───── Extracted material

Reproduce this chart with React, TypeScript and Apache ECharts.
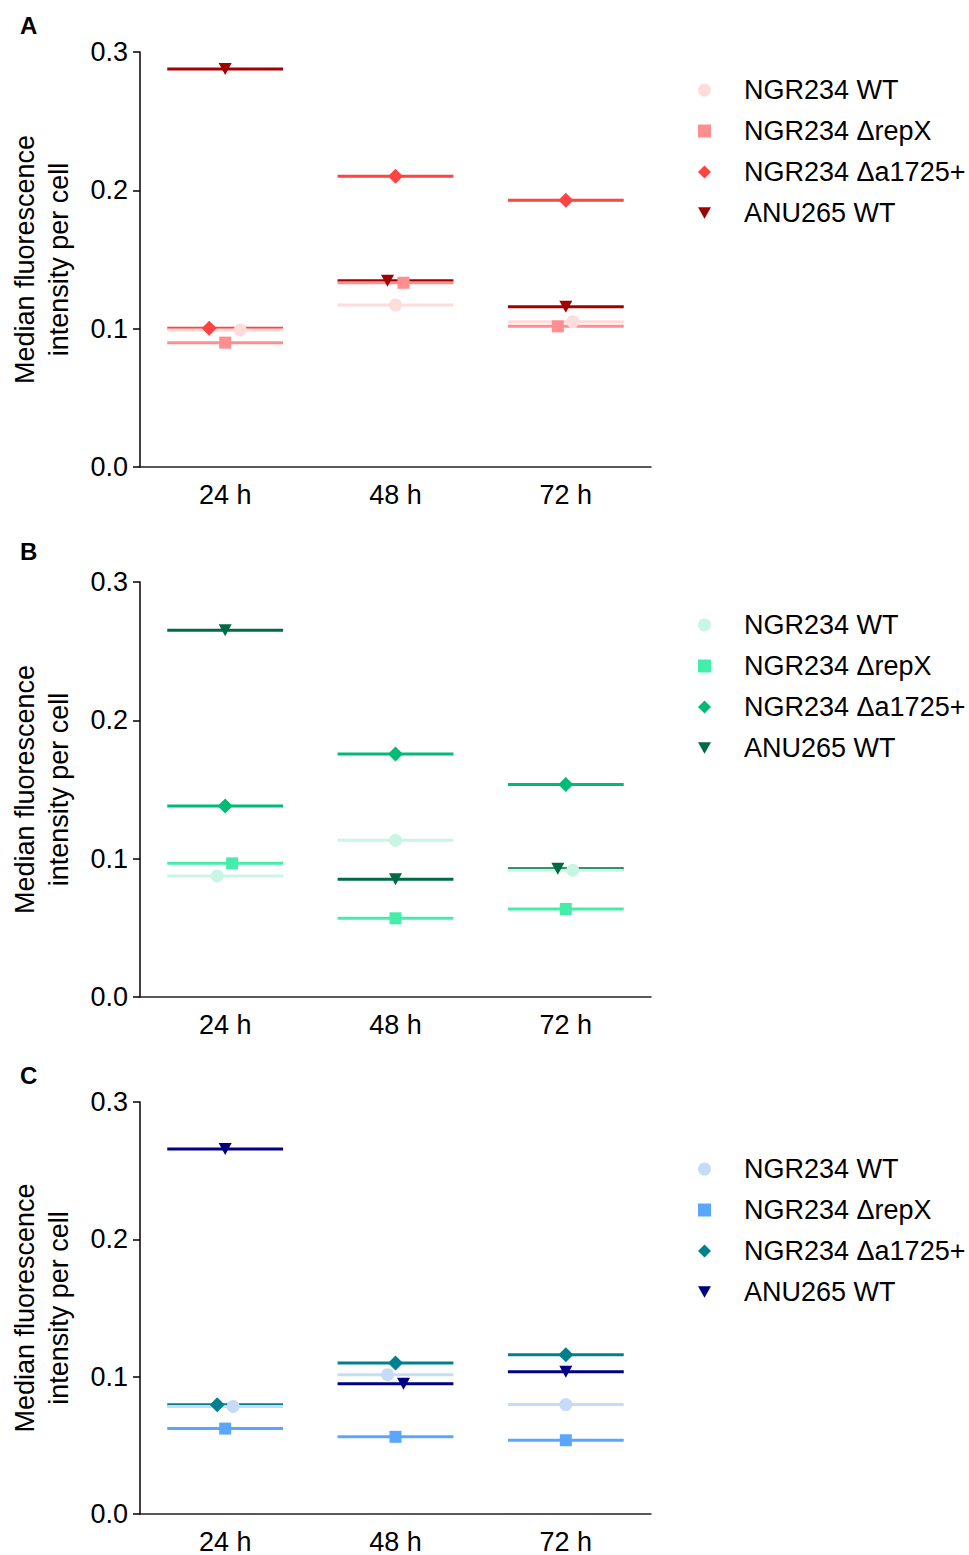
import React, { useEffect, useRef } from "react";
import * as echarts from "echarts";

// Categories and groups
const timepoints = ["24 h", "48 h", "72 h"];
const strains = ["NGR234 WT", "NGR234 \u0394repX", "NGR234 \u0394a1725+", "ANU265 WT"];
const panelLetters = ["A", "B", "C"];
const yAxisName = "Median fluorescence\nintensity per cell";

// Median fluorescence per strain (24 h, 48 h, 72 h) — panel A
const panelA_wt = [0.099, 0.1171, 0.105];
const panelA_repX = [0.0899, 0.1332, 0.1017];
const panelA_a1725 = [0.1003, 0.2101, 0.1928];
const panelA_anu = [0.2877, 0.1347, 0.1159];

// Panel B
const panelB_wt = [0.0875, 0.1133, 0.0916];
const panelB_repX = [0.0966, 0.0569, 0.0636];
const panelB_a1725 = [0.1381, 0.1757, 0.1537];
const panelB_anu = [0.2651, 0.0851, 0.0928];

// Panel C
const panelC_wt = [0.0783, 0.1014, 0.0797];
const panelC_repX = [0.0622, 0.0562, 0.0537];
const panelC_a1725 = [0.0795, 0.1099, 0.1159];
const panelC_anu = [0.2658, 0.0949, 0.1036];

const panelValues = [
  [panelA_wt, panelA_repX, panelA_a1725, panelA_anu],
  [panelB_wt, panelB_repX, panelB_a1725, panelB_anu],
  [panelC_wt, panelC_repX, panelC_a1725, panelC_anu],
];

// Horizontal dodge of the points (px) so overlapping markers stay visible
const panelDodge = [
  [[15, 0, 7], [0, 8, -8], [-16, 0, 0], [0, -8, 0]],
  [[-8, 0, 7], [7, 0, 0], [0, 0, 0], [0, 0, -8]],
  [[8, -8, 0], [0, 0, 0], [-8, 0, 0], [0, 8, 0]],
];

const panelColors = [
  ["#FFDCDC", "#FF8E8E", "#FF4242", "#A00000"],
  ["#C9F5E4", "#44EEAA", "#00BB76", "#006A44"],
  ["#C6DCF6", "#5AA6FF", "#00808F", "#000082"],
];

const TRI_DOWN = "path://M0,0L10,0L5,9Z";
const strainSymbols = ["circle", "rect", "diamond", TRI_DOWN];
const strainSymbolSizes: any[] = [13, 12, 15, [13, 12]];

const FONT = "Liberation Sans, Arial, sans-serif";
const GRID_TOPS = [52, 582, 1102];
const GRID_LEFT = 137;
const GRID_W = 514;
const GRID_H = 415;
const LEGEND_TOPS = [76, 611, 1155];
const LETTER_Y = [25, 551, 1075];

function buildOption() {
  const grid: any[] = [];
  const xAxis: any[] = [];
  const yAxis: any[] = [];
  const series: any[] = [];
  const legend: any[] = [];
  const graphic: any[] = [];

  panelValues.forEach((values, p) => {
    const key = panelLetters[p];
    grid.push({ left: GRID_LEFT, top: GRID_TOPS[p], width: GRID_W, height: GRID_H });
    xAxis.push({
      type: "category",
      gridIndex: p,
      data: timepoints,
      boundaryGap: true,
      axisLine: { lineStyle: { color: "#222", width: 1.5 } },
      axisTick: { alignWithLabel: true, length: 7, lineStyle: { color: "#222", width: 1.5 } },
      axisLabel: { color: "#000", fontSize: 27, fontFamily: FONT, margin: 14 },
      splitLine: { show: false },
    });
    yAxis.push({
      type: "value",
      gridIndex: p,
      min: 0,
      max: 0.3,
      interval: 0.1,
      name: yAxisName,
      nameLocation: "middle",
      nameGap: 64,
      nameTextStyle: { color: "#000", fontSize: 27, fontFamily: FONT, lineHeight: 34 },
      axisLine: { show: true, lineStyle: { color: "#000", width: 1.5 } },
      axisTick: { show: true, length: 7, lineStyle: { color: "#000", width: 1.5 } },
      axisLabel: {
        color: "#000",
        fontSize: 27,
        fontFamily: FONT,
        margin: 12,
        formatter: (v: number) => v.toFixed(1),
      },
      splitLine: { show: false },
    });

    // median lines: ANU265 first so the lighter strains sit on top
    [3, 2, 1, 0].forEach((s) => {
      const color = panelColors[p][s];
      series.push({
        type: "custom",
        name: `${key}|${strains[s]}|median`,
        xAxisIndex: p,
        yAxisIndex: p,
        z: 2,
        data: values[s].map((v, i) => [i, v]),
        renderItem: (params: any, api: any) => {
          const c = api.coord([api.value(0), api.value(1)]);
          const band = api.size([1, 0])[0];
          const half = band * 0.34;
          return {
            type: "line",
            shape: { x1: c[0] - half, y1: c[1], x2: c[0] + half, y2: c[1] },
            style: { stroke: color, lineWidth: 3 },
          };
        },
      });
    });

    strains.forEach((name, s) => {
      series.push({
        type: "scatter",
        name: `${key}|${name}`,
        xAxisIndex: p,
        yAxisIndex: p,
        z: 3,
        symbol: strainSymbols[s],
        symbolSize: strainSymbolSizes[s],
        itemStyle: { color: panelColors[p][s], opacity: 1 },
        data: values[s].map((v, i) => ({
          value: [i, v],
          symbolOffset: [panelDodge[p][s][i], 0],
        })),
      });
    });

    legend.push({
      orient: "vertical",
      left: 698,
      top: LEGEND_TOPS[p],
      padding: 0,
      itemGap: 13,
      itemWidth: 13,
      itemHeight: 13,
      selectedMode: false,
      data: strains.map((n) => `${key}|${n}`),
      formatter: (n: string) => n.split("|")[1],
      textStyle: {
        color: "#000",
        fontSize: 27,
        fontFamily: FONT,
        lineHeight: 28,
        padding: [0, 0, 0, 28],
      },
    });

    graphic.push({
      type: "text",
      left: 20,
      top: LETTER_Y[p] - 12,
      style: {
        text: key,
        fill: "#000",
        font: `bold 24px ${FONT}`,
      },
    });
  });

  return {
    animation: false,
    backgroundColor: "#fff",
    grid,
    xAxis,
    yAxis,
    series,
    legend,
    graphic,
  };
}

export default function App() {
  const ref = useRef<HTMLDivElement>(null);
  useEffect(() => {
    if (!ref.current) return;
    const chart = echarts.init(ref.current, undefined, { renderer: "svg" });
    chart.setOption(buildOption() as any);
    return () => chart.dispose();
  }, []);
  return (
    <div
      ref={ref}
      style={{ position: "absolute", left: 0, top: 0, width: 969, height: 1555 }}
    />
  );
}
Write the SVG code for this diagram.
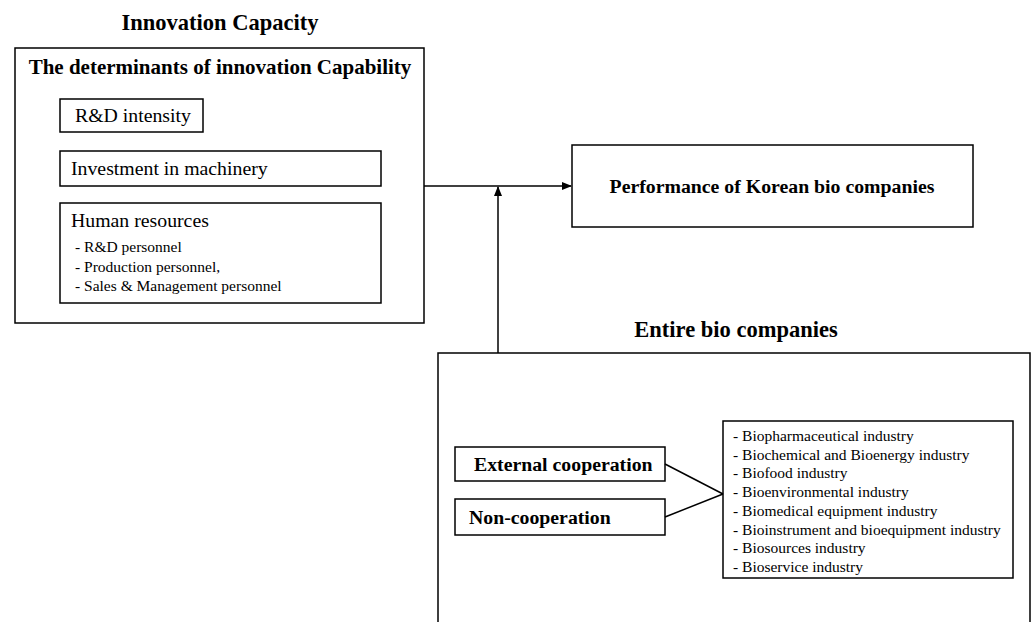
<svg xmlns="http://www.w3.org/2000/svg" width="1034" height="622" viewBox="0 0 1034 622">
<style>
rect{fill:#fff;stroke:#000;stroke-width:1.5}
text{font-family:"Liberation Serif","Times New Roman",serif;fill:#000}
.b{font-weight:bold}
.ln{stroke:#000;stroke-width:1.5;fill:none}
</style>
<defs>
<marker id="ah" markerWidth="10" markerHeight="8" refX="9" refY="4" orient="auto" markerUnits="userSpaceOnUse">
<path d="M0,0 L10,4 L0,8 Z" fill="#000"/>
</marker>
</defs>
<rect x="0" y="0" width="1034" height="622" style="stroke:none"/>
<text x="220" y="30" text-anchor="middle" class="b" font-size="22.5">Innovation Capacity</text>
<g id="innovation">
<rect x="15" y="48" width="409" height="275"/>
<text x="220" y="74" text-anchor="middle" class="b" font-size="21">The determinants of innovation Capability</text>
</g>
<g id="rd">
<rect x="60" y="99" width="143" height="33"/>
<text x="75" y="122" font-size="19.8">R&amp;D intensity</text>
</g>
<g id="invest">
<rect x="60" y="151" width="321" height="35"/>
<text x="71" y="175" font-size="19.8">Investment in machinery</text>
</g>
<g id="human">
<rect x="60" y="203" width="321" height="100"/>
<text x="71" y="227" font-size="19.8">Human resources</text>
<text x="75" y="252" font-size="15.5">- R&amp;D personnel</text>
<text x="75" y="272" font-size="15.5">- Production personnel,</text>
<text x="75" y="291" font-size="15.5">- Sales &amp; Management personnel</text>
</g>
<g id="performance">
<rect x="572" y="145" width="401" height="82"/>
<text x="772" y="193" text-anchor="middle" class="b" font-size="19.8">Performance of Korean bio companies</text>
</g>
<text x="736" y="337" text-anchor="middle" class="b" font-size="22.5">Entire bio companies</text>
<g id="entire">
<rect x="438" y="353" width="592" height="280"/>
</g>
<g id="external">
<rect x="455" y="447" width="210" height="34"/>
<text x="474" y="471" class="b" font-size="19.8">External cooperation</text>
</g>
<g id="noncoop">
<rect x="455" y="499" width="210" height="36"/>
<text x="469" y="524" class="b" font-size="19.8">Non-cooperation</text>
</g>
<g id="industries">
<rect x="723" y="421" width="290" height="157"/>
<g font-size="15.5">
<text x="733" y="441">- Biopharmaceutical industry</text>
<text x="733" y="460">- Biochemical and Bioenergy industry</text>
<text x="733" y="478">- Biofood industry</text>
<text x="733" y="497">- Bioenvironmental industry</text>
<text x="733" y="516">- Biomedical equipment industry</text>
<text x="733" y="535">- Bioinstrument and bioequipment industry</text>
<text x="733" y="553">- Biosources industry</text>
<text x="733" y="572">- Bioservice industry</text>
</g>
</g>
<g id="connectors">
<line class="ln" x1="424" y1="186" x2="571" y2="186" marker-end="url(#ah)"/>
<line class="ln" x1="498" y1="353" x2="498" y2="187" marker-end="url(#ah)"/>
<line class="ln" x1="665" y1="464" x2="723" y2="494"/>
<line class="ln" x1="665" y1="517" x2="723" y2="494"/>
</g>
</svg>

──────────

What is required:
Write out, word for word, the lines from the start of the data through the one holding "import * as". Omit pictures.

Answer to this exercise:
Reproduce this chart with React, TypeScript and Apache ECharts.
import React, { useEffect, useRef } from "react";
import * as echarts from "echarts";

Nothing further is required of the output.